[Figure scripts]
-=-=-

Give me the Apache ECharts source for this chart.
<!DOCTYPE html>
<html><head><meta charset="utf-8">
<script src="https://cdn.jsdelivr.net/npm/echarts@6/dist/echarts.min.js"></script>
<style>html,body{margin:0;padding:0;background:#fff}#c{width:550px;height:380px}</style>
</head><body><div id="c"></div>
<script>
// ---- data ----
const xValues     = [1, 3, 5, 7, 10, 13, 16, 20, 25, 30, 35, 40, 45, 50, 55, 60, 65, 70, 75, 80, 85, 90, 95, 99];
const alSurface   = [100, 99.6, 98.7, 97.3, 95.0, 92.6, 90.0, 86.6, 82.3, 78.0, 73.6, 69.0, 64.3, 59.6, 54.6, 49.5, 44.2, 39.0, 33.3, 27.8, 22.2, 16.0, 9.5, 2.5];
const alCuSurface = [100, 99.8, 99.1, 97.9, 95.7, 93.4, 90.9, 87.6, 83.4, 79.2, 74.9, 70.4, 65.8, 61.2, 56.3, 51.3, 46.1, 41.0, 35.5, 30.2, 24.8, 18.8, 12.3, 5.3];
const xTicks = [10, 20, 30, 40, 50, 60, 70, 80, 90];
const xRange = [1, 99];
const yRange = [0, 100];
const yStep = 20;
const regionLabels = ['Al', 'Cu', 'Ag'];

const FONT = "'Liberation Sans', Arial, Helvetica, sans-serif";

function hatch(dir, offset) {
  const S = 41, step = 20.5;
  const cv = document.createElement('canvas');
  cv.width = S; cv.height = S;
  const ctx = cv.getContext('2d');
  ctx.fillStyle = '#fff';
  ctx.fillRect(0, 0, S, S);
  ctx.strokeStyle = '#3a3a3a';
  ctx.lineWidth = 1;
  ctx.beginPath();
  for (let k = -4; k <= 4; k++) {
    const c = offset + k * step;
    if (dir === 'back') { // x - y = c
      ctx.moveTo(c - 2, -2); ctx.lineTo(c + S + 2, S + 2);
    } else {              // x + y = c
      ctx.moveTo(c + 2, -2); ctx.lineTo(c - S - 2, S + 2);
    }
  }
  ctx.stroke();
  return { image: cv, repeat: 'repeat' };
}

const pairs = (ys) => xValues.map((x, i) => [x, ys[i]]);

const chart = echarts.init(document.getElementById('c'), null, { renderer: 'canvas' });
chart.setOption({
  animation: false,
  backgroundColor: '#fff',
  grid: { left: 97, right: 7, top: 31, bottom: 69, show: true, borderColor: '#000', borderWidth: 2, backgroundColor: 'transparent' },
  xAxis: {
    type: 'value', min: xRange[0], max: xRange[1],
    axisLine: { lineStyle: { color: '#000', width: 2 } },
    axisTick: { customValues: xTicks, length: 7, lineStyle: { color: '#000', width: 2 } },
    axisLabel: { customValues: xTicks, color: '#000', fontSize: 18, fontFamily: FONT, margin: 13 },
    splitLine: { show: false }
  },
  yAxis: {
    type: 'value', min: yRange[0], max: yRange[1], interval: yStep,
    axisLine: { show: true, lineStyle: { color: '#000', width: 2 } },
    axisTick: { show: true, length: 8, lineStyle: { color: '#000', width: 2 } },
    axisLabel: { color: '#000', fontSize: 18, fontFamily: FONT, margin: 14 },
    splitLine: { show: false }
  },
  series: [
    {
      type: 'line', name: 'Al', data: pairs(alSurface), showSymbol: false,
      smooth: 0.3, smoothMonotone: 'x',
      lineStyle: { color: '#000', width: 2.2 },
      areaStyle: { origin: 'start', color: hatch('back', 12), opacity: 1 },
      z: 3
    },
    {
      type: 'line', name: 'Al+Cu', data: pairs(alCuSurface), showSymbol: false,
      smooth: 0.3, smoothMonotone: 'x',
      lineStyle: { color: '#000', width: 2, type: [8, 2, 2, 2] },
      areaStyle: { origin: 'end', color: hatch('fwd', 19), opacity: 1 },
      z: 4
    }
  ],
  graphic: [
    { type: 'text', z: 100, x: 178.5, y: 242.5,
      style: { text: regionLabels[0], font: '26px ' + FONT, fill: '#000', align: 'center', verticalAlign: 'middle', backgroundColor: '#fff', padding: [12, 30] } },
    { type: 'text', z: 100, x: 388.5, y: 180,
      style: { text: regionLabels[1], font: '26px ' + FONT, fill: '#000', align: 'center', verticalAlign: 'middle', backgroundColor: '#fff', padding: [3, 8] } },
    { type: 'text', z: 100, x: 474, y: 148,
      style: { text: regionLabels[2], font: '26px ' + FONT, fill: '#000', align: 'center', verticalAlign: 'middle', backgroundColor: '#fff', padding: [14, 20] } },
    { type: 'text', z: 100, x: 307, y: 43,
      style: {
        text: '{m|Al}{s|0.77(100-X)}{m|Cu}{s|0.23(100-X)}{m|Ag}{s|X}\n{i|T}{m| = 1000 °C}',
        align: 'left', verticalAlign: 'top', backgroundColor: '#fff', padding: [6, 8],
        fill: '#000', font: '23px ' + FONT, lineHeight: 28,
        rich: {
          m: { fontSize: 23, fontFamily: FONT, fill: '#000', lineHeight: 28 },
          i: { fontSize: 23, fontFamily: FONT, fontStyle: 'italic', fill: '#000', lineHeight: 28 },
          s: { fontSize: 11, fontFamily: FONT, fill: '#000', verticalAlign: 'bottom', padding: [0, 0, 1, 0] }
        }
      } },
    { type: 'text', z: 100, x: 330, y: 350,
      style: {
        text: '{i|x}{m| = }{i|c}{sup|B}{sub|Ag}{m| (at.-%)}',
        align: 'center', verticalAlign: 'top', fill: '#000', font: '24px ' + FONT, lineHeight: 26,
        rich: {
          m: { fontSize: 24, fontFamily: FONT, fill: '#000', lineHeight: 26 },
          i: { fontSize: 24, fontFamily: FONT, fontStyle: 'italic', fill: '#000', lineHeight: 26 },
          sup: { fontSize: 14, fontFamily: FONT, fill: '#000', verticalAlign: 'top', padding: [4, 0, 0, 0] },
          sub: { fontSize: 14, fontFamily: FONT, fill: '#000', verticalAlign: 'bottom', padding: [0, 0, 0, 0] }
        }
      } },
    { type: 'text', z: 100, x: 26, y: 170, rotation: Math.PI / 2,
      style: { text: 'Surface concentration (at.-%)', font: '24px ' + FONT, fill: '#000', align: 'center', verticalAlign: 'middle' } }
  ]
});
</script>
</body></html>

-=-=-

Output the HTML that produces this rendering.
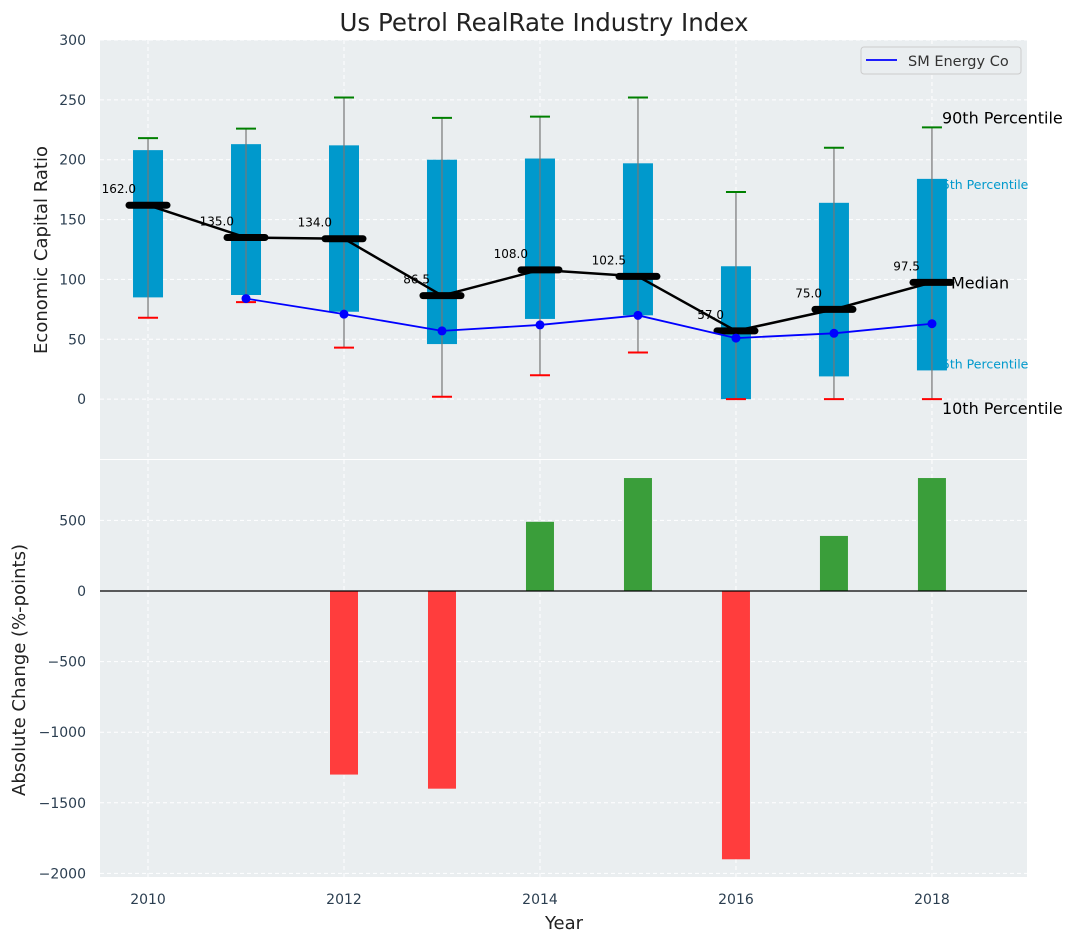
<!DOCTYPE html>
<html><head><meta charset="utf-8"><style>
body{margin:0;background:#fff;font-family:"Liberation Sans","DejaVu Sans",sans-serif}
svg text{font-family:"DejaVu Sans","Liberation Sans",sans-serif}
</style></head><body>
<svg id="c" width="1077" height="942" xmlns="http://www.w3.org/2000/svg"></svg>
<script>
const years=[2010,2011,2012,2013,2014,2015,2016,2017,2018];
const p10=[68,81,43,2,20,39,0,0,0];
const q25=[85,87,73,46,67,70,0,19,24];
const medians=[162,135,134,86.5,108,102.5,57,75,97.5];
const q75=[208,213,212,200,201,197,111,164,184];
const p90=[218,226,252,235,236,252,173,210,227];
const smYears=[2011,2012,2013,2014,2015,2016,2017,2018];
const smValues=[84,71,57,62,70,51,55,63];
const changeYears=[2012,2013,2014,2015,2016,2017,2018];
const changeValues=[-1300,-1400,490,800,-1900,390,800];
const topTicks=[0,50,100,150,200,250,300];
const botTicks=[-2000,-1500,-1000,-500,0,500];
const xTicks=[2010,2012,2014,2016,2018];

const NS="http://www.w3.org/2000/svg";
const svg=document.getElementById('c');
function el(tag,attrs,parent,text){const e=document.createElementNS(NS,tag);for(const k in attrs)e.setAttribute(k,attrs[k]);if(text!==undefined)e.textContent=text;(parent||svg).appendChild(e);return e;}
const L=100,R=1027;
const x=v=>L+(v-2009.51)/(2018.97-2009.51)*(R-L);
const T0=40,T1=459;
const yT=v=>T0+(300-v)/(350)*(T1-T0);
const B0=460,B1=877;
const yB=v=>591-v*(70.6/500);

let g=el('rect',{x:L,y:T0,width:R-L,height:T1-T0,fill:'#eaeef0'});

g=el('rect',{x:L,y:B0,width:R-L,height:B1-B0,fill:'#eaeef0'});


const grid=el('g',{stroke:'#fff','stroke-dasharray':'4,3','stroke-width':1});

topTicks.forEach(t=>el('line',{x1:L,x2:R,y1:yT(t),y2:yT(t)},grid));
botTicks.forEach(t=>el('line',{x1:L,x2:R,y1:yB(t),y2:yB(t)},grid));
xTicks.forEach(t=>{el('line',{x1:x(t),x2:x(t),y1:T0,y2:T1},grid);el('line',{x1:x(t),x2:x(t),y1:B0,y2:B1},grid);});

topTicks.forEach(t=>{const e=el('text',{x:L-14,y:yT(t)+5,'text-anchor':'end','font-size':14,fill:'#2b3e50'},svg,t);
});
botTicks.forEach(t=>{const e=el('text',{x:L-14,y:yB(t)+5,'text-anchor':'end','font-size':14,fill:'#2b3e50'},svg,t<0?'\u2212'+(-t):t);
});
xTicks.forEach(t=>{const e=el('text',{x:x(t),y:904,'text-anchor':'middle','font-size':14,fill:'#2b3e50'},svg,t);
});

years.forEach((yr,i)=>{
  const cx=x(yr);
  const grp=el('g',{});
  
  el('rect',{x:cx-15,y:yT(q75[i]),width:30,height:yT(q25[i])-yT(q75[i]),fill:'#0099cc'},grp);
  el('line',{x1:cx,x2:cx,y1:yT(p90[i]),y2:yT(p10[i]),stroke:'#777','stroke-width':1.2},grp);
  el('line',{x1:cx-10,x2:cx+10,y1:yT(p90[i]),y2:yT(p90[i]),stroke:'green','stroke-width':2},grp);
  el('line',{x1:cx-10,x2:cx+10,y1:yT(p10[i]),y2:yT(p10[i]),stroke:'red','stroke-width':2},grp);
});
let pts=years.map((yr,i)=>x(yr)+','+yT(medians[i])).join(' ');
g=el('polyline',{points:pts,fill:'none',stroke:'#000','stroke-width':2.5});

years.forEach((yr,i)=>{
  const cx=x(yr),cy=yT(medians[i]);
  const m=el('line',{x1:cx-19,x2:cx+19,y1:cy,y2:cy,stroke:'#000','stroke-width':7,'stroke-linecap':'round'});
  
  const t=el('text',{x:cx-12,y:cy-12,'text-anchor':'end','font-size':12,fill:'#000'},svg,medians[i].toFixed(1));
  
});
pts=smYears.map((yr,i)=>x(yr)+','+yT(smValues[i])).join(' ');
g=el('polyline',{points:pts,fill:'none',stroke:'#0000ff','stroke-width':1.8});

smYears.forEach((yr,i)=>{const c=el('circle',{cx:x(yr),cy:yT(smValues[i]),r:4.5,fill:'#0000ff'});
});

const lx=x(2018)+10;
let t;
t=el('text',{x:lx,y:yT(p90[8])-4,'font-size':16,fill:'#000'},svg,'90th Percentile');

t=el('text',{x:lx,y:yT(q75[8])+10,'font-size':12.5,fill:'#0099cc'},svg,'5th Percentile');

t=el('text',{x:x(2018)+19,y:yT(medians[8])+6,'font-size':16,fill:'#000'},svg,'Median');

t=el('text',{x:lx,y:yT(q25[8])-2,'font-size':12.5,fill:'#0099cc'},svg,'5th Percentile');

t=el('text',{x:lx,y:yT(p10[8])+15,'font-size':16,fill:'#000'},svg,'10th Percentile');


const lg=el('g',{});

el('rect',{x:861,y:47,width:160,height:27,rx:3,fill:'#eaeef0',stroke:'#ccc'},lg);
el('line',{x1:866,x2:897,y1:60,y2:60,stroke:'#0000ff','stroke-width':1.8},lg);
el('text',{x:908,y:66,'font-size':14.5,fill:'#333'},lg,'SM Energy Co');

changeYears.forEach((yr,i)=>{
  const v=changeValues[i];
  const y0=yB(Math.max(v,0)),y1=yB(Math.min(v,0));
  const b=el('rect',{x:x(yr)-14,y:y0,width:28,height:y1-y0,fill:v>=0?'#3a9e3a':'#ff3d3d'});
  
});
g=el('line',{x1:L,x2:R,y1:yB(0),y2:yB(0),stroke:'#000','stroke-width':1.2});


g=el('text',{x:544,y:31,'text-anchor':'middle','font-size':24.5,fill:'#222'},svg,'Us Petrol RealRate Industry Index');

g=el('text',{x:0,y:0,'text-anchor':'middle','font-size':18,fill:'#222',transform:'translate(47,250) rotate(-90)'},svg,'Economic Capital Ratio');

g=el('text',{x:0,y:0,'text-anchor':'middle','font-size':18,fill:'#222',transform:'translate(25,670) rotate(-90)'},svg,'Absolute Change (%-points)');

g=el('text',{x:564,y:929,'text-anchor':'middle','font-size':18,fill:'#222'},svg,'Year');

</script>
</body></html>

-=-=-

[TASK DETAILS]
Give only the number of lines in the records that include the word "this".

[TASK OUTPUT]
2